Some coaches prefer having the game plan finished well in advance. Others, including then-Broncos coordinator Adam Gase, keep tinkering right up until game day. Such was the case before Gase's 2013 Broncos faced the Patriots in the AFC Championship Game. Gase, now the Miami Dolphins' head coach, was catching up on film work two nights before the AFC title game when he spotted a potential opportunity.

Gase noticed a few things as he re-watched Ball's 1-yard loss (see screenshot). Both safeties were near the line of scrimmage, leaving a huge void in the middle of the field. The safety on the single-receiver side of the formation was in position to stop the run or double-team receiver Demaryius Thomas if necessary.

"I'm watching it and wondering what would happen if we ran play-action to this guy [the safety]," Gase said. "Would he suck up enough? The corner was playing outside, the safety was playing inside. I said, 'Go slow off the ball and then run a slant.' We never repped this in practice. We walked through it."

The play made its way onto the call sheet on first-and-goal from the 3 with 7:55 left in the third quarter and Denver holding a 13-3 lead. Manning was under center this time. He took the snap, turned and dipped to simulate the handoff. Ball charged forward toward the end zone, freezing the safety, Steve Gregory, enough to neutralize him. Thomas worked outside, then back under the corner, Alfonzo Dennard, before easily snatching Manning's pass in the end zone.

The TV broadcast of the play shows Manning extending his index finger toward the Denver sideline as he jogged off the field following the play -- a nod to the coaching staff that any playcaller would savor, especially coming from a future Hall of Famer.

"It was my favorite one of all time," Gase said.

Gase has company there. Oakland Raiders quarterbacks coach Brian Callahan, an offensive assistant on that 2013 Broncos staff, referenced the same play when asked independently for a good example of a team adding a new play. Plenty of other new plays produce modest results or fizzle, sometimes never to see the playing field again. But when they work, especially in a big moment, there are few better feelings for the people involved.

"A lot of people don't want to add at the last minute," Callahan said, "but with Peyton, you kind of had to because he would always have ideas and he is still studying tape. There was just a huge void back there that Adam had picked up on during the latter part of the week. That is the most memorable one I have, where we put in the play on Saturday, we hadn't run anything like it prior and then scored a touchdown in an AFC Championship Game -- that stands out."


Play No. 3: The new play customized for specific personnel

The Raiders' new offensive coordinator, Greg Olson, served in the same role with the team in 2013-14, when Dennis Allen was the head coach and the team did not have an established starting quarterback. Olson added a play that produced the longest run by a quarterback in NFL history, a 93-yarder by Terrelle Pryor on the first snap from scrimmage during a 21-18 victory over Pittsburgh.

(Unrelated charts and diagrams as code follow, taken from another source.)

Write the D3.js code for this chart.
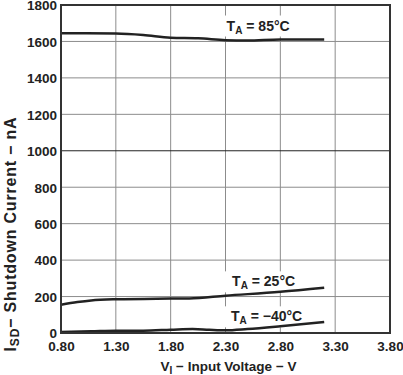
<!DOCTYPE html>
<html><head><meta charset="utf-8">
<script src="https://cdn.jsdelivr.net/npm/d3@7"></script>
<style>
html,body{margin:0;padding:0;background:#fff;}
svg{display:block;font-family:"Liberation Sans",Arial,sans-serif;}
</style></head>
<body><svg id="c" width="403" height="375"></svg>
<script>
const xTicks = [0.80, 1.30, 1.80, 2.30, 2.80, 3.30, 3.80];
const yTicks = [0, 200, 400, 600, 800, 1000, 1200, 1400, 1600, 1800];

const v85 = [0.80, 1.30, 1.55, 1.80, 2.05, 2.30, 2.50, 2.80, 3.20];
const i85 = [1645, 1643, 1635, 1620, 1617, 1607, 1605, 1611, 1611];

const v25 = [0.80, 0.95, 1.075, 1.30, 1.80, 1.97, 2.30, 2.80, 3.20];
const i25 = [155, 170, 179, 185, 189, 190, 205, 226, 248];

const vm40 = [0.80, 1.075, 1.30, 1.55, 1.80, 2.00, 2.15, 2.30, 2.50, 2.80, 3.20];
const im40 = [5, 9, 13, 13, 18, 22, 18, 15, 22, 37, 60];

const seriesLabels = ["85", "25", "\u221240"];
const labelV = [2.31, 2.36, 2.35];   // label start voltage
const labelI = [1660, 256, 64];      // label baseline current

const W = 403, H = 375;
const m = {l: 61, r: 13, t: 5, b: 42};
const svg = d3.select("#c");
const x = d3.scaleLinear().domain([0.8, 3.8]).range([m.l, W - m.r]);
const y = d3.scaleLinear().domain([0, 1800]).range([H - m.b, m.t]);

const g = svg.append("g");
// grid
g.selectAll(".vg").data(xTicks.slice(1, -1)).join("line")
  .attr("x1", d => x(d)).attr("x2", d => x(d))
  .attr("y1", y(0)).attr("y2", y(1800))
  .attr("stroke", "#8c8c8c").attr("stroke-width", 1);
g.selectAll(".hg").data(yTicks.slice(1, -1)).join("line")
  .attr("x1", x(0.8)).attr("x2", x(3.8))
  .attr("y1", d => y(d)).attr("y2", d => y(d))
  .attr("stroke", d => d === 1000 ? "#222" : "#8c8c8c").attr("stroke-width", 1);

// labels with white boxes
seriesLabels.forEach((s, i) => {
  const t = g.append("text").attr("x", x(labelV[i])).attr("y", y(labelI[i]))
    .attr("font-size", 14).attr("font-weight", "bold").attr("fill", "#222");
  t.append("tspan").text("T");
  t.append("tspan").text("A").attr("font-size", 10).attr("dy", 3);
  t.append("tspan").text(" = " + s + "\u00B0C").attr("dy", -3);
  const bb = t.node().getBBox();
  g.insert("rect", "text").attr("x", bb.x - 8).attr("y", bb.y - 2)
    .attr("width", bb.width + 16).attr("height", bb.height + 3).attr("fill", "#fff");
});

// curves
const line = d3.line().x(d => x(d[0])).y(d => y(d[1])).curve(d3.curveMonotoneX);
[[v85, i85], [v25, i25], [vm40, im40]].forEach(([vs, is]) => {
  g.append("path").attr("d", line(vs.map((v, k) => [v, is[k]])))
    .attr("fill", "none").attr("stroke", "#222").attr("stroke-width", 2.5);
});

// frame
g.append("rect").attr("x", x(0.8)).attr("y", y(1800))
  .attr("width", x(3.8) - x(0.8)).attr("height", y(0) - y(1800))
  .attr("fill", "none").attr("stroke", "#333").attr("stroke-width", 2);

// axes
const xa = svg.append("g").attr("transform", `translate(0,${y(0)})`)
  .call(d3.axisBottom(x).tickValues(xTicks).tickFormat(d3.format(".2f")).tickSize(0).tickPadding(8));
const ya = svg.append("g").attr("transform", `translate(${x(0.8)},0)`)
  .call(d3.axisLeft(y).tickValues(yTicks).tickFormat(d3.format("d")).tickSize(0).tickPadding(4));
[xa, ya].forEach(a => {
  a.select(".domain").remove();
  a.selectAll("text").attr("font-size", 13.5).attr("font-weight", "bold")
    .attr("fill", "#222").attr("font-family", "Liberation Sans, Arial, sans-serif");
});
ya.selectAll("text").attr("dy", "0.36em");

// axis titles
const xt = svg.append("text").attr("x", (x(0.8) + x(3.8)) / 2 + 3).attr("y", 370.5)
  .attr("text-anchor", "middle").attr("font-size", 13.5).attr("font-weight", "bold").attr("fill", "#222");
xt.append("tspan").text("V");
xt.append("tspan").text("I").attr("font-size", 10).attr("dy", 3);
xt.append("tspan").text(" \u2212 Input Voltage \u2212 V").attr("dy", -3);

const yt = svg.append("text").attr("transform", "translate(16,234) rotate(-90)")
  .attr("text-anchor", "middle").attr("font-size", 16).attr("font-weight", "bold")
  .attr("letter-spacing", 0.8).attr("fill", "#222");
yt.append("tspan").text("I");
yt.append("tspan").text("SD").attr("font-size", 12).attr("dy", 3);
yt.append("tspan").text("\u2212 Shutdown Current \u2212 nA").attr("dy", -3);
</script></body></html>
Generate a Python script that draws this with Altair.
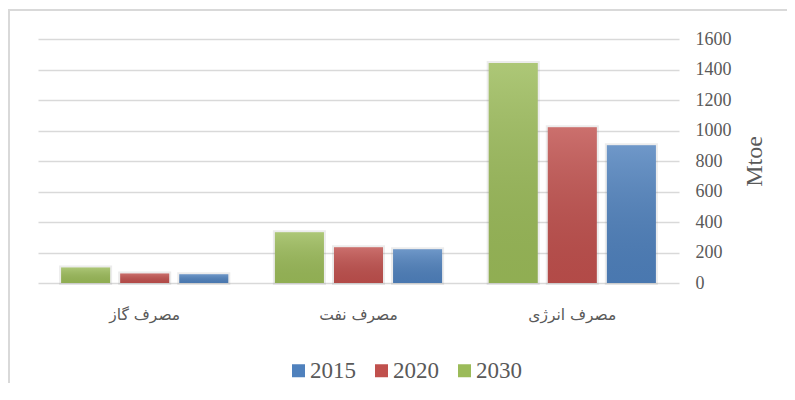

"Most plays get added based upon knowing what the defensive rules are -- say, knowing what the corner's rule is when he has a flat coming towards him, knowing what the safety's rule would be when he has the No. 2 coming vertical, those kinds of things, and then designing something to beat that," Olson said. "Or, we will watch all the 2-by-2 formations and sort it by Cover 2, see three other teams running something against it and then add that if we think our guys can do it."

The zone-read play designed to take advantage of Pryor's uncommon speed was closely related to a conventional running play the Raiders had been using.

"We did a lot of things that year based on the quarterback we had," Olson said. "That play fit into a jab play we were running. We ran the jab, but arced the tight end and made it a zone-read where if the end chased down, you go ahead and pull it. If you ask the safety for Pittsburgh who bit on it, he would say, 'Shoot, they had been running that for weeks and weeks, giving the same look, I came crashing down and he pulled it.'"

It was a classic case of adding a play to suit specific personnel.

"Certainly we weren't running that offense with Carson Palmer," Olson said.